Certains pays comme l’Inde jouent ainsi la carte du blocage sous prétexte de lutte anti-terroriste, à la manière du Pakistan, et au nom du péril cybercriminel, cherchent à se doter des dernières techniques de Deep Packet Inspection pour bloquer des adresses IP, interdire l’accès à des contenus par les noms de domaine. Dans cette rubrique, des pays aux régimes démocratiques côtoient les habituels ennemis dénoncés par RSF comme Cuba, le Vietnam, la Bélarus, le Turkménistan…
Et souvent, les mêmes références à la nécessité de combattre l’extrémisme ou autres notions vagues resservent pour justifier les contrôles.
Certains dictateurs ont réalisé que si censurer est bien, décrédibiliser est mieux : la lutte pour empêcher de parler est relayée par une stratégie qui impose son discours sur et contre celui de la critique. Nous retrouvons ici une configuration propagande et contre-propagande transposée sur le Web 2.0, où apparaissent des armées de blogueurs ‘patriotes’ chargés de réfuter les dissidents (Chine, Cuba, où ils sont parfois payés pour cela) ou des hackers pro-gouvernementaux qui, comme l’armée électronique syrienne ou iranienne s’attaquent aux sites adverses. Les agents pro-gouvernementaux pratiquent autant le ‘défaçage’ qui consiste à faire une sorte d’inscription rageuse sur un site adverse que les dénis de services distribués(DDoS) qui servent à les saturer, et reprennent les armes qu’emploient en sens inverse les Anonymous et autres Lulzsec. Un de leurs rôles est aussi tout simplement de submerger les opinions adverses pour égarer l’attention des médias internationaux, quitte à multiplier leur nombre par des logiciels qui empruntent des identités sur Facebook ou Twitter.
En outre, dans nombre de pays, la police lorsqu’elle arrête un suspect s’emploie immédiatement à lui faire donner les codes de ses divers comptes pour infiltrer ou désinformer les groupes d’opposants. Des méthodes de délinquants hackers (comme le ‘hameçonnage’ qui amène sa victime sur un faux site pour lui faire donner des informations confidentielles) commencent à se répandre dans les services de police.

Violence, savoir et technique


Enfin, et ceci est une autre différence entre un gouvernement et un groupe de cyberdissidents, les premiers peuvent agir dans le monde réel sous la forme particulièrement brutale d’arrestations, interrogatoires et coups en attendant la prison. 199 cyberactivistes ont été arrêtés l’année dernière dans le monde, sous diverses inculpations de délits d’opinion (diffusion de fausses nouvelles, propagande étrangère, appel à la haine, subversion…), plusieurs ont été torturés, notamment au Bahreïn et au moins l’un est mort.

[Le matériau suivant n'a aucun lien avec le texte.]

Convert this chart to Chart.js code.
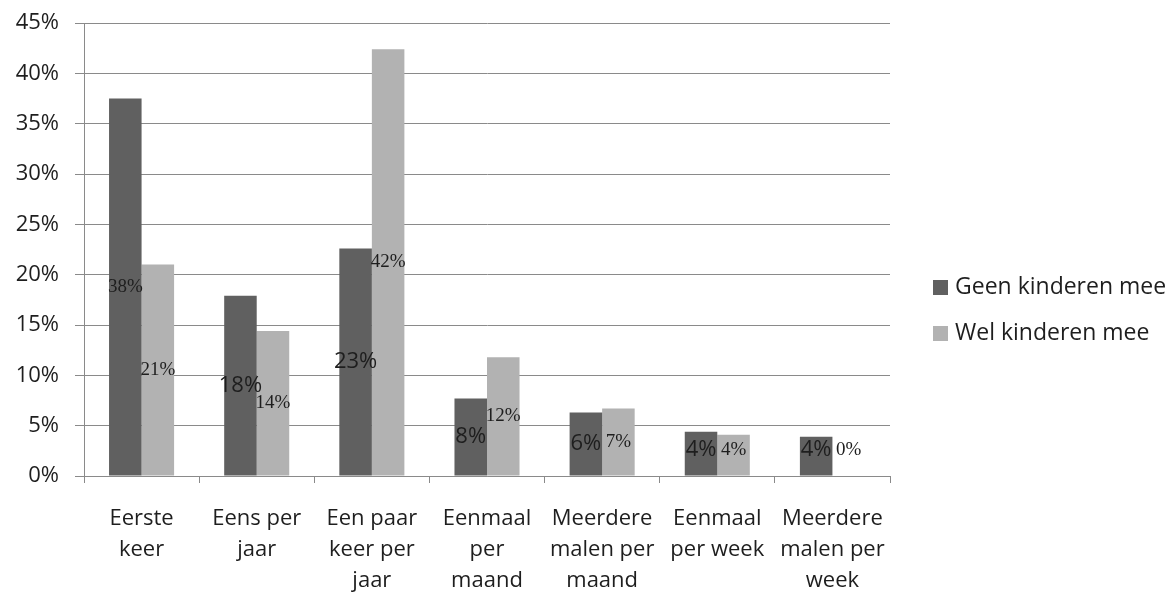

Chaque pays, de la Turquie à l’Australie (tous deux simplement ‘sous surveillance’) ou du Bahreïn à la Corée du Nord pour prendre parmi les plus répressifs, développe donc sa stratégie propre. La guerre de l’épée et du bouclier est loin d’être close en l’attente d’une mythique application ‘tueuse’ qui donnerait l’avantage définitif aux technologies de libération ou de surveillance.
D’où ce curieux paradoxe : ce qu’Internet confère aux simples citoyens d’un côté (possibilités d’expression ou d’organisation sans chefs, sans partis et presque sans idéologie sinon très vague) ils doivent le payer en termes d’expertise et de stratégie de lutte : la protestation comme la répression se professionnalise.